4. I’m not forced to choose between staying childless and having sex. In an earlier generation, such as that of my aunts, remaining childless would have meant either entering the convent or remaining in my parents’ home (or, like my grandmother’s sisters, with other family, in their case with each other). Because I grew up when I did, after feminists had driven the birth-control revolution, I have options for preventing pregnancy that just didn’t exist in my mother’s and grandmothers’ day. One of those options was tubal ligation, which I took advantage of 30 years after my mother was refused a tubal on the grounds that if she didn’t have nine children, she had to have permission from her mother, her husband and her priest (guess who was the problem there?).

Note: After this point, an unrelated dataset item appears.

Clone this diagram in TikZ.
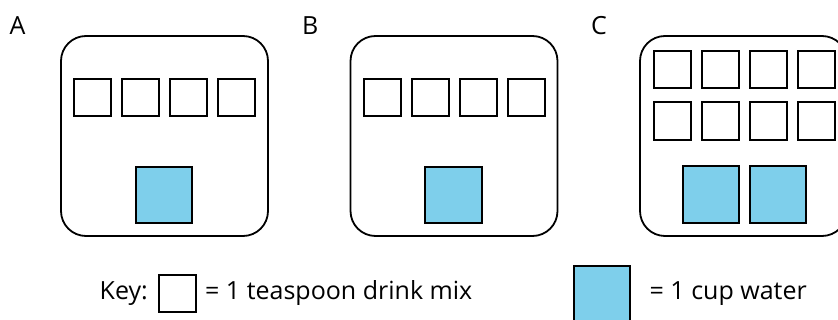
\documentclass[tikz,border=0pt]{standalone}
\usepackage{fontspec}
\setmainfont{Open Sans}
\definecolor{waterblue}{RGB}{126,207,235}
\begin{document}
\begin{tikzpicture}[x=1pt,y=-1pt,
  cup/.style={draw,line width=1.8pt,rounded corners=25pt,minimum width=207pt,minimum height=200pt,inner sep=0pt},
  mix/.style={draw,line width=1.6pt,minimum size=37.5pt,inner sep=0pt,fill=white},
  water/.style={draw,line width=1.6pt,minimum size=56.5pt,inner sep=0pt,fill=waterblue},
  lbl/.style={font=\fontsize{25}{29}\selectfont,anchor=base west,inner sep=0pt}]
\useasboundingbox (0,0) rectangle (838,320);
\clip (0,0) rectangle (838,320);
% panel labels
\node[lbl] (la) at (9.5,35) {A};
\node[lbl] (lb) at (302,35) {B};
\node[lbl] (lc) at (591,35) {C};
% cups
\node[cup] (cupA) at (164.5,136) {};
\node[cup] (cupB) at (454,136) {};
\node[cup] (cupC) at (743.5,136) {};
% drink mix squares
\foreach \i in {0,1,2,3} {
  \node[mix] (a\i) at ({92.5+48*\i},97.5) {};
  \node[mix] (b\i) at ({382.5+48*\i},97.5) {};
  \node[mix] (c\i) at ({672.5+48*\i},69.5) {};
  \node[mix] (d\i) at ({672.5+48*\i},121) {};
}
% water squares
\node[water] (wa) at (164,195) {};
\node[water] (wb) at (453.5,195) {};
\node[water] (wc1) at (711,194.5) {};
\node[water] (wc2) at (778,194.5) {};
% key
\node[lbl] (key) at (99.5,300) {Key:};
\node[mix] (keymix) at (177.5,293.5) {};
\node[lbl] (keymixt) at (205,300) {= 1 teaspoon drink mix};
\node[water] (keywater) at (602,294) {};
\node[lbl] (keywatert) at (649.5,300) {= 1 cup water};
\end{tikzpicture}
\end{document}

5. More generally, feminism has allowed me to have dreams and actually feel like I can pursue them. I never doubted for a moment that I could go to law school, become a lawyer, get politically involved, own property, vote the way I wanted to, raise my voice, or make my own mark on the world. Long before I even connected the dots and realized that I owed all of this to feminism, feminism had influenced not only the way that *I* viewed myself, but also the way that others viewed me. So, for instance, despite how misogynist my father was, feminism had worked its magic on him, so that he wasn’t going to stand in my way like his father had stood in the way of his sisters. Feminism changed the culture and made it possible to imagine something different and better than what had come before.

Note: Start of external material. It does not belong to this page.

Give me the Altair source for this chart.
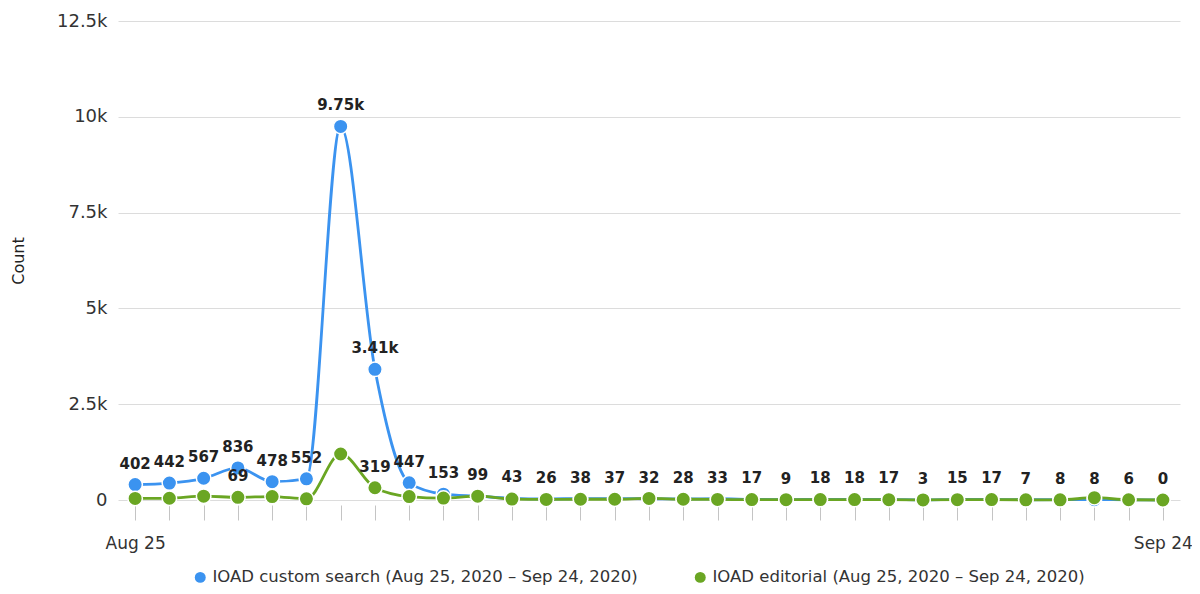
import altair as alt
import pandas as pd

days = [d.strftime("%b %-d") for d in pd.date_range("2020-08-25", "2020-09-24")]
blue_name = "IOAD custom search (Aug 25, 2020 – Sep 24, 2020)"
green_name = "IOAD editorial (Aug 25, 2020 – Sep 24, 2020)"
series_names = [blue_name, green_name]
blue_values = [402, 442, 567, 836, 478, 552, 9750, 3410, 447, 153, 99, 43, 26, 38, 37, 32,
               28, 33, 17, 9, 18, 18, 17, 3, 15, 17, 7, 8, 8, 6, 0]
green_values = [40, 45, 100, 69, 90, 30, 1200, 319, 90, 50, 99, 25, 15, 20, 20, 40,
                20, 15, 10, 9, 10, 10, 8, 3, 8, 10, 5, 5, 60, 6, 0]
green_label_idx = [3, 7]
colors = ["#3b93f0", "#6aa623"]
FONT = "DejaVu Sans"


def fmt(v):
    if v >= 1000:
        return f"{v/1000:.2f}".rstrip("0").rstrip(".") + "k"
    return str(v)


rows = []
for i, d in enumerate(days):
    rows.append({"day": d, "series": blue_name, "value": blue_values[i]})
for i, d in enumerate(days):
    rows.append({"day": d, "series": green_name, "value": green_values[i]})
df = pd.DataFrame(rows)

lab = []
for i, d in enumerate(days):
    lab.append({"day": d, "value": blue_values[i], "text": fmt(blue_values[i])})
for i in green_label_idx:
    lab.append({"day": days[i], "value": green_values[i], "text": fmt(green_values[i])})
ldf = pd.DataFrame(lab)

x = alt.X("day:O", sort=days, title=None,
          scale=alt.Scale(type="point", padding=0.5),
          axis=alt.Axis(labelExpr="datum.label == 'Aug 25' || datum.label == 'Sep 24' ? datum.label : ''",
                        labelAngle=0, domain=False, ticks=True, tickColor="#c4c4c4",
                        tickSize=15, offset=5, labelPadding=15, labelFontSize=17,
                        labelColor="#333"))
y = alt.Y("value:Q", title="Count",
          scale=alt.Scale(domain=[0, 12500], nice=False),
          axis=alt.Axis(values=[0, 2500, 5000, 7500, 10000, 12500],
                        labelExpr="datum.value == 0 ? '0' : format(datum.value/1000, '~g') + 'k'",
                        domain=False, ticks=False, labelPadding=11, labelFontSize=18,
                        labelColor="#333", titleFontSize=16, titleFontWeight="normal",
                        titleColor="#222", titlePadding=30, gridColor="#dcdcdc"))
legend = alt.Legend(orient="none", direction="horizontal", legendX=74, legendY=548,
                    symbolType="circle", symbolSize=120, labelFontSize=16.5, labelLimit=800,
                    labelColor="#333", columnPadding=54, symbolStrokeWidth=0, labelOffset=4)
color = alt.Color("series:N", scale=alt.Scale(domain=series_names, range=colors),
                  sort=series_names, title=None, legend=legend)

lines = alt.Chart(df).mark_line(interpolate="monotone", strokeWidth=2.8).encode(
    x=x, y=y, color=color)
points = alt.Chart(df).mark_point(filled=True, size=210, stroke="white", strokeWidth=1.5, opacity=1).encode(
    x=x, y=y, color=color)
texts = alt.Chart(ldf).mark_text(dy=-21, fontSize=15, fontWeight="bold", color="#222", font=FONT).encode(
    x=x, y=y, text="text:N")

chart = alt.layer(lines, points, texts).properties(
    width=1062, height=479,
    autosize=alt.AutoSizeParams(type="none"),
    padding={"left": 110, "top": 13, "right": 12, "bottom": 86},
).configure_view(stroke=None).configure_axis(
    labelFont=FONT, titleFont=FONT
).configure_legend(labelFont=FONT)

chart.save("out.html", embed_options={"renderer": "svg", "actions": False})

Time to tag five (or more!) people to continue with the meme:

Ilyka
Auguste
Plucky Punk
Scott
Kactus
and, for a bonus, belledame and Tiffany.

Have at! Don’t forget to link back here.


9 thoughts on Five Things Feminism Has Done For Me

  1. “……., feminism had worked its magic on him, so that he wasn’t going to stand in my way like his father had stood in the way of his sisters. Feminism changed the culture and made it possible to imagine something different and better than what had come before. ”

    Well said. The magic is working on more men than you think. Nice blog.